■ **WRITTEN TASK**
Select, from the data, each line where "with" occurs.

----

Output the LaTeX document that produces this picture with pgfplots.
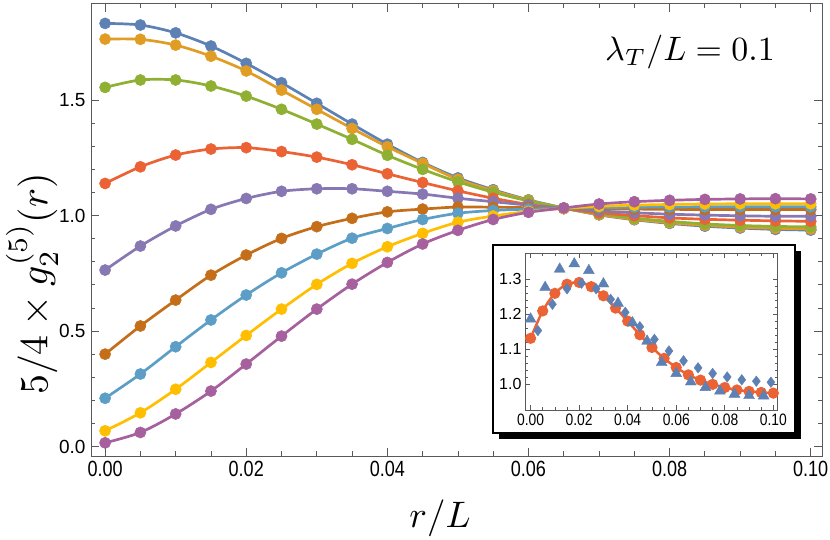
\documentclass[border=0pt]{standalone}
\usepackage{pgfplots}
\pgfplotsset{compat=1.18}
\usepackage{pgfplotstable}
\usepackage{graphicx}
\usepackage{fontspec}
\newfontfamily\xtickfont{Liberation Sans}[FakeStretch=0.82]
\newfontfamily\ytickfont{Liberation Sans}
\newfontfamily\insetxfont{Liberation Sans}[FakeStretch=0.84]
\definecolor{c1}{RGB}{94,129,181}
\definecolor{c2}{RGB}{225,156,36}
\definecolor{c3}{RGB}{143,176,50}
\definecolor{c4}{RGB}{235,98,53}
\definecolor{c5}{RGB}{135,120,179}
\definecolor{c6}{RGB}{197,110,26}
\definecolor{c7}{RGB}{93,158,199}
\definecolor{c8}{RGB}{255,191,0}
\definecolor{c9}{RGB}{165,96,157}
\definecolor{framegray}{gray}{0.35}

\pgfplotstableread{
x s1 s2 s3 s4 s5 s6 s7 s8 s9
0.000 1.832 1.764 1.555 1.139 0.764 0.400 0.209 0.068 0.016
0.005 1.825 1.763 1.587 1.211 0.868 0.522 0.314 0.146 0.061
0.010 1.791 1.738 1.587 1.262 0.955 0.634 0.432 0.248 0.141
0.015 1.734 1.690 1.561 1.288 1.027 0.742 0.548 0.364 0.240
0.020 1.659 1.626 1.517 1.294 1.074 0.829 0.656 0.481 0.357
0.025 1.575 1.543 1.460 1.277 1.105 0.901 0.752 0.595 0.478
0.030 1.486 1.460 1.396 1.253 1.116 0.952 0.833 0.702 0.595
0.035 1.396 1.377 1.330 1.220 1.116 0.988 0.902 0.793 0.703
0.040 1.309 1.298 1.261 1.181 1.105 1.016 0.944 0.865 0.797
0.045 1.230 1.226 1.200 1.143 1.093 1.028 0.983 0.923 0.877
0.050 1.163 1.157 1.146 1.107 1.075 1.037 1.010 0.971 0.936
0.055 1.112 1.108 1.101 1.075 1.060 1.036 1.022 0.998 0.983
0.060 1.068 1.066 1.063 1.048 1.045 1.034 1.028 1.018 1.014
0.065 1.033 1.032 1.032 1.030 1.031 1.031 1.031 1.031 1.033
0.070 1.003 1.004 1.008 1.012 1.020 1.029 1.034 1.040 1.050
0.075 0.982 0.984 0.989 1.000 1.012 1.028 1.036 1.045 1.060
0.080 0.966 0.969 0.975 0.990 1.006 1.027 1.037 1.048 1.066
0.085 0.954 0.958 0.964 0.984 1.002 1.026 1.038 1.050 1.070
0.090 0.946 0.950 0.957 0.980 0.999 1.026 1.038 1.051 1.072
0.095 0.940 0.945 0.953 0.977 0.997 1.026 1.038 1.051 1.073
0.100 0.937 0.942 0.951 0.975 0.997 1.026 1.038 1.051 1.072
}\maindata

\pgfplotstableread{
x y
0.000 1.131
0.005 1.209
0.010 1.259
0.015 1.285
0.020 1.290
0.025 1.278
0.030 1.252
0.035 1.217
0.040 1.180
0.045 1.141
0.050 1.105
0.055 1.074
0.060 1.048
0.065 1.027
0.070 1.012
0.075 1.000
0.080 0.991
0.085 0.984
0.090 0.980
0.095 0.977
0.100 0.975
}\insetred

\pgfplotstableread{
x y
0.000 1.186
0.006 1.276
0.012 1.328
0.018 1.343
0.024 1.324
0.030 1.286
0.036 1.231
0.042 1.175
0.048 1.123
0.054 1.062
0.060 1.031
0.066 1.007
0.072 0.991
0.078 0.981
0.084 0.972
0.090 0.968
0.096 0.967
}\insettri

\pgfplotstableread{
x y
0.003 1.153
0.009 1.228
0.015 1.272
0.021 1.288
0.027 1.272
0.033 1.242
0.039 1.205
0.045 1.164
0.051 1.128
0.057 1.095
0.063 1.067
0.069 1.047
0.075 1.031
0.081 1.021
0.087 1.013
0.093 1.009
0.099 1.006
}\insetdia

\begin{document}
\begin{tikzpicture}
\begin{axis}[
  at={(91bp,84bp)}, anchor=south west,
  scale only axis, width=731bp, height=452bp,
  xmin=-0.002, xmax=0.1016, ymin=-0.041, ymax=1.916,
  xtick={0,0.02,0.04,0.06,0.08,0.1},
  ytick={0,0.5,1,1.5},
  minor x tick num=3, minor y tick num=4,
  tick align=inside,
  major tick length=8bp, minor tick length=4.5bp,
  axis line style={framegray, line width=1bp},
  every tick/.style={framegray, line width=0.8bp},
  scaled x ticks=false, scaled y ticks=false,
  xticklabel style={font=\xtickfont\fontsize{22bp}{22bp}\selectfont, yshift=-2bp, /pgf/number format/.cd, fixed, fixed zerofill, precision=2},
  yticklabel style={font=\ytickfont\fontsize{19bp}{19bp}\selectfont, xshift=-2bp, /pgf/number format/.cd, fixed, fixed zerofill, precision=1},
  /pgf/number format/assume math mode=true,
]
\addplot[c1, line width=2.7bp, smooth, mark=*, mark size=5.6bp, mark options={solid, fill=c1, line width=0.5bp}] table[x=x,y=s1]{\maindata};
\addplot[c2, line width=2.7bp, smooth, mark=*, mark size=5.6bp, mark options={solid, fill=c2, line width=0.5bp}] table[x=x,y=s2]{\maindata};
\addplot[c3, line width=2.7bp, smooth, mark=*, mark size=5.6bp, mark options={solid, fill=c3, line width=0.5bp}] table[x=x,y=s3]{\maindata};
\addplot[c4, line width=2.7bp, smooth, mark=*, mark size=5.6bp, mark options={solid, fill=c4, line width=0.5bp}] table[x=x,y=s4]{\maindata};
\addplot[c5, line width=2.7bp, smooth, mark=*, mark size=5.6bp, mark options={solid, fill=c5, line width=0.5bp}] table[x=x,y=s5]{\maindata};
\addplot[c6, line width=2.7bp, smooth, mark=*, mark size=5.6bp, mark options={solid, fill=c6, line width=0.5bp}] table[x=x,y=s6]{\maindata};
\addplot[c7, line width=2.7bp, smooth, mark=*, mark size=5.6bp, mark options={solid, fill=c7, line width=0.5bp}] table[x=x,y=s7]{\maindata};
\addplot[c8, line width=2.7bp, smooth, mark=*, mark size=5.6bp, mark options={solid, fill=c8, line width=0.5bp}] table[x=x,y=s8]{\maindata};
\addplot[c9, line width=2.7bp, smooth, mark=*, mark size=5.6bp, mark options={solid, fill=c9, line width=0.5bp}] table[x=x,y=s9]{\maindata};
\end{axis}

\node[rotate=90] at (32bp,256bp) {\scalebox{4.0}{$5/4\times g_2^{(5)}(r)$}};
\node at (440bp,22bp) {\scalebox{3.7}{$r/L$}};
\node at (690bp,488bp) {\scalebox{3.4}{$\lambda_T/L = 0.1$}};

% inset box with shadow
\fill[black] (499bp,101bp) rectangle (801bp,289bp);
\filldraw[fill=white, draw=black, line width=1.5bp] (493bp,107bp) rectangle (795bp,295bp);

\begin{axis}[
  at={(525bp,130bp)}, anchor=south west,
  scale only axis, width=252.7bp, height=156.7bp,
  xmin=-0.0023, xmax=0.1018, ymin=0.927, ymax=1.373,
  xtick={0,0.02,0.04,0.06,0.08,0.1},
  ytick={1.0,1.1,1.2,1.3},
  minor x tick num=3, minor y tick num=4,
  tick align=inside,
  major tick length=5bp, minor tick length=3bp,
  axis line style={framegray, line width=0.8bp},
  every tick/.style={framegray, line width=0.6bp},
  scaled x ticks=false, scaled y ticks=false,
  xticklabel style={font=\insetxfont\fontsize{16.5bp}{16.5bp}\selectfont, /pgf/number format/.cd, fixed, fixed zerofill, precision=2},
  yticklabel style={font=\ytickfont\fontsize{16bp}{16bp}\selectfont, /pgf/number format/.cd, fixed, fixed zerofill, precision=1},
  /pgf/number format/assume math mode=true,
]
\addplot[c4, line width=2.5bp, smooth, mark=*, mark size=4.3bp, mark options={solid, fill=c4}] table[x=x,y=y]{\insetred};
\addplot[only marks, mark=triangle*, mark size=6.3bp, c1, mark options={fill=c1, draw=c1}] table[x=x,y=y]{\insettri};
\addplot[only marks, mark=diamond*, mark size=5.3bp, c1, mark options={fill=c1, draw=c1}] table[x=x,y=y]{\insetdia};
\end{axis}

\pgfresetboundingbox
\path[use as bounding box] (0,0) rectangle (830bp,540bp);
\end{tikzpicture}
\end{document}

----

■ **COMPLETED TASK**
Output the LaTeX document that produces this picture with pgfplots.
% inset box with shadow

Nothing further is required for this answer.